In order to get the lowest possible latency, imgix will automatically try to fulfill this request from as close to the end user as possible. This time, since it’s dealing with a new image, it will go through the entire request pipeline:

  1. First, it will attempt to pull a w=300 version of the puppy picture from the node in London. When it sees the London site doesn't already have the object it needs, it then it forwards the request over to the CDN shield, which might have already stored the object on behalf of one of London's peer locations.
  2. Since the necessary photo isn’t yet in the CDN, the request then moves to the rendering cluster. The rendering cluster will request the full-size image from the source (Amazon S3), and store it in an origin caching layer. It then performs the necessary operations to resize the picture to be 300 pixels wide.
  3. The rendering cluster sends the newly resized version to the CDN shield where it flows to the London edge node. It is then cached and served to the end user.
  4. A puppy appears on the iPhone screen, the user goes “awww,” and everyone is happy.
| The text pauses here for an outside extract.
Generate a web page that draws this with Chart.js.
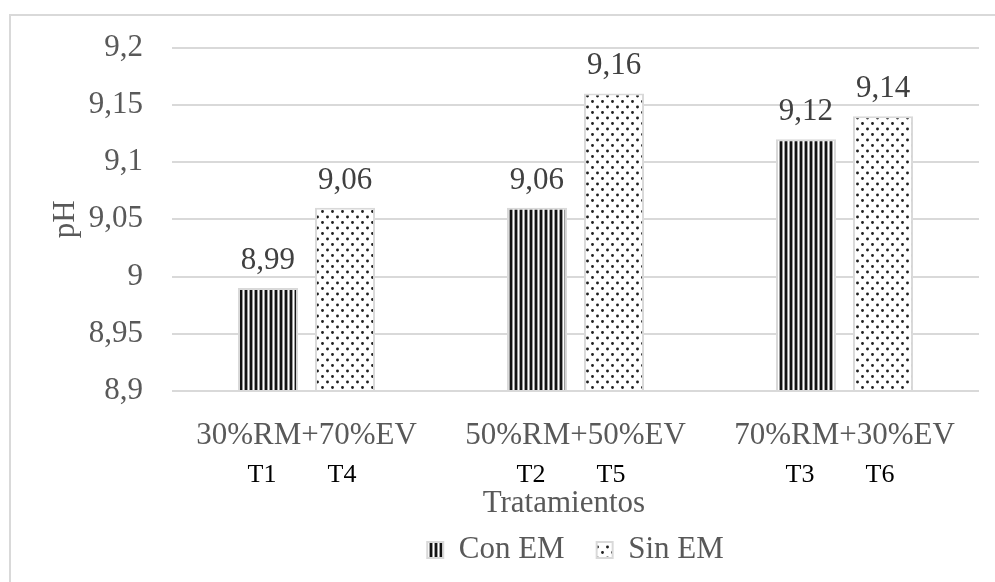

All of this happens fast—usually too fast for there to be a perceptible lag for the user. And because of our opportunistic caching, subsequent requests are even faster.

Any time a w=300 version of this picture is requested from this point on, it’s served from the most optimal location (in relation to the end user) that contains the cached copy, to cut latency.

Something to note when discussing the CDN layer is that we charge a single flat rate no matter where the image is being delivered, unlike many providers who charge more for certain nodes. This means customers needn’t worry overly about where their traffic is coming from, at least in this context. Costs will stay the same.

It’s also no longer necessary for imgix to touch the master image in S3 once an initial request is made. Even if a new derivative is required, imgix can simply perform the necessary transformations using the full-sized image cached with the rendering cluster. We respect origin cache-control headers, and this is even configurable at the imgix Source. If the expiration date on content passes, we will revalidate or even re-fetch the content. This creates a good balance, keeping latency low while ensuring that imgix is always serving the freshest content.

What it all means

This caching and CDN layer has a few implications. Since it’s a bit more complex than serving a raw image directly, the baseline latency is slightly higher the first time an image is requested when serving through imgix—but only the very first time. Of course, this is the classic CDN tradeoff. Most customers will be served from cache most of the time, so it’s a good bargain to make in most cases. If slowing down 10 requests lets you speed up 10 thousand requests, why wouldn’t you?

Caching aggressively minimizes unnecessary work, and that makes us more resource-efficient. This lets us deliver highly customized images all over the world, at a price point comparable to less sophisticated systems that don’t offer as many options or as much flexibility. It also makes a separate CDN unnecessary, because imgix provides a best-of-breed CDN on its own, with no additional setup.

Of course, our goal is for our customers to not have to think about any of this. Add a few parameters, get a customized image—we think it really should be that simple. You’ve got enough on your plate without worrying about how your images are delivered and what it might cost.